Through this network, MJ4All was able to help refugees and IDPs access important legal documents such as birth certificates, citizenship certificates, and proof of property ownership. These documents were essential for people wishing to return to their home country and rebuild their lives there, and also for those wishing to resettle in new areas. Where refugees faced more complex legal challenges, MJ4All assisted them in taking their case to court and provided advocacy services.  Furthermore, MJ4All lobbied the governments to remove key legal obstacles.

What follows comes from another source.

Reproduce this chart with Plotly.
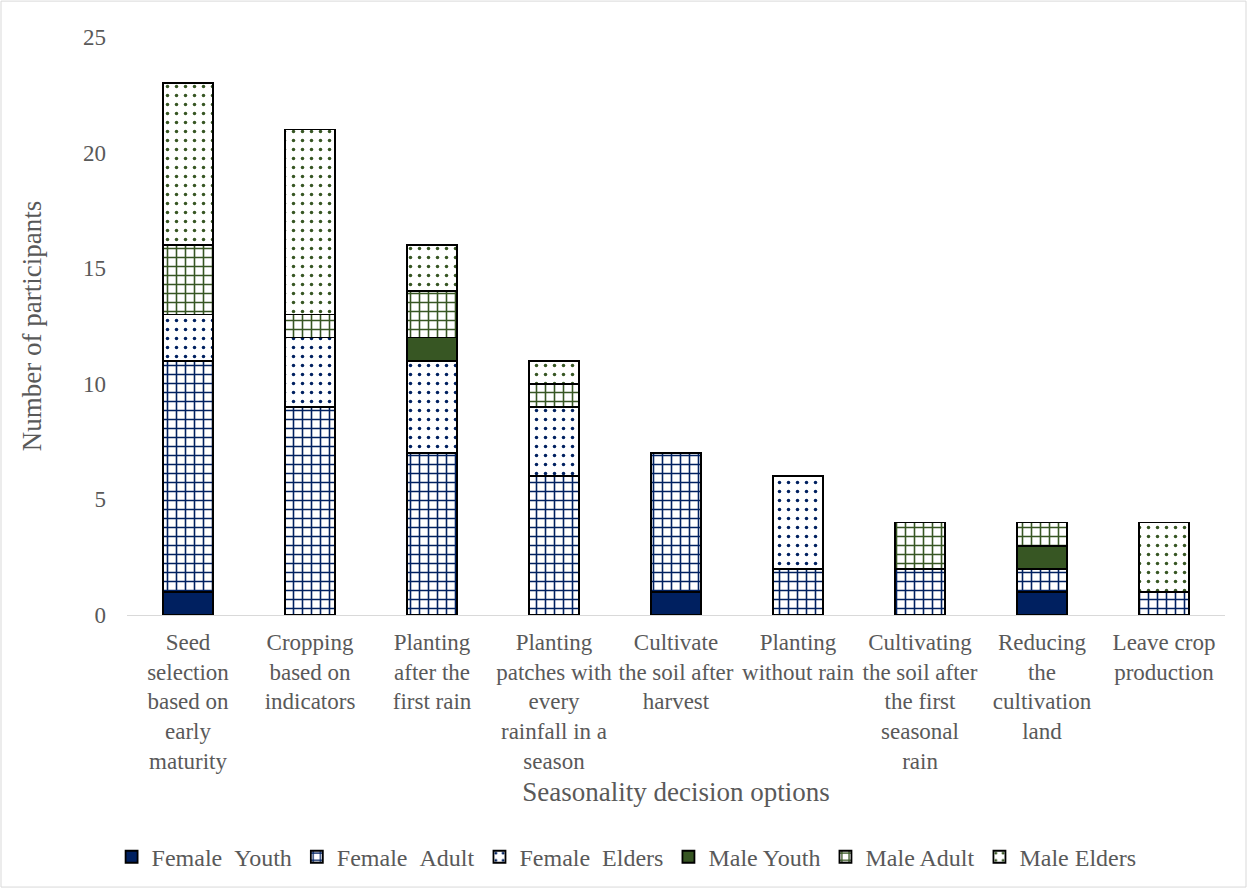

Building on this experience, MJ4All worked on IDP rehabilitation in Georgia/South Ossetia (1999), Sudan (Khartoum return to the South, 2005), Colombia (2005/6), Iraq (2003) and Pisco and Iquitos in Peru (as of 2009) and Kenya (as of 2016).

 

MJ4All Toolkit for Humanitarian Relief and Rehabilitation

MJ4All has prepared a humanitarian toolkit, with funding from the Humanitarian Innovation Fund. This has been developed on the basis of MJ4All’s experience with providing relief in the man-made disasters and the earthquakes and flooding during the pilot projects in Pisco and Iquitos in 2015/16.

 

MJ4All legal services are relevant for several stages of the relief and rehabilitation effort:

 

  • Phase 1 Pre-emergency phase
    • Inform the public about the importance of safeguarding legal documents (so they can access them after the emergency);
    • Form partnerships with relevant stakeholders working in the humanitarian aid sector (to be able to co-ordinate and communicate effectively before, during and after the emergency);
    • Especially in disaster prone locations, develop a MJ4All mechanism and the MJ4All products (standardized legal services), and lobby institutions, encouraging them to set up special procedures to deal with the emergency;
    • Prepare emergency legal aid plans.
  • Phase 2 Post-emergency Response and Relief
    • Legal needs and context mapping: mapping the victims, who they are, where they came from and what their needs are.
    • Partnerships with stakeholders, e.g. government institutions.
    • Legal aid, including: aid to obtain civil documents (which are necessary to access aid programs), fit-for-purpose land and housing surveys (community-based registrations of property and damage) and assistance with filling out forms;
    • Awareness-raising and legal education;
    • Transparency and Accountability: Collecting complaints about legal obstacles and corruption and evidence-based lobbying on the basis of these complaints.
  • Phase 3 Legal Rehabilitation
    • (Fit-for-purpose) surveys and registrations for land and housing;
    • Access to reconstruction loans;
    • Obtaining recognition of legal personality (neighbourhoods, associations), which is necessary to access public services, loans etc.;
    • Access to public services;
    • Civil documentation.

 

 

MJ4All complements existing humanitarian aid efforts

MJ4All provides legal services which are needed to access humanitarian aid and to ensure sustainable rehabilitation. MJ4All Programs are implemented within the exiting humanitarian relief infrastructure and in close co-operation with aid agencies. The objective is to complement existing humanitarian aid efforts and contribute to their effectiveness and sustainability.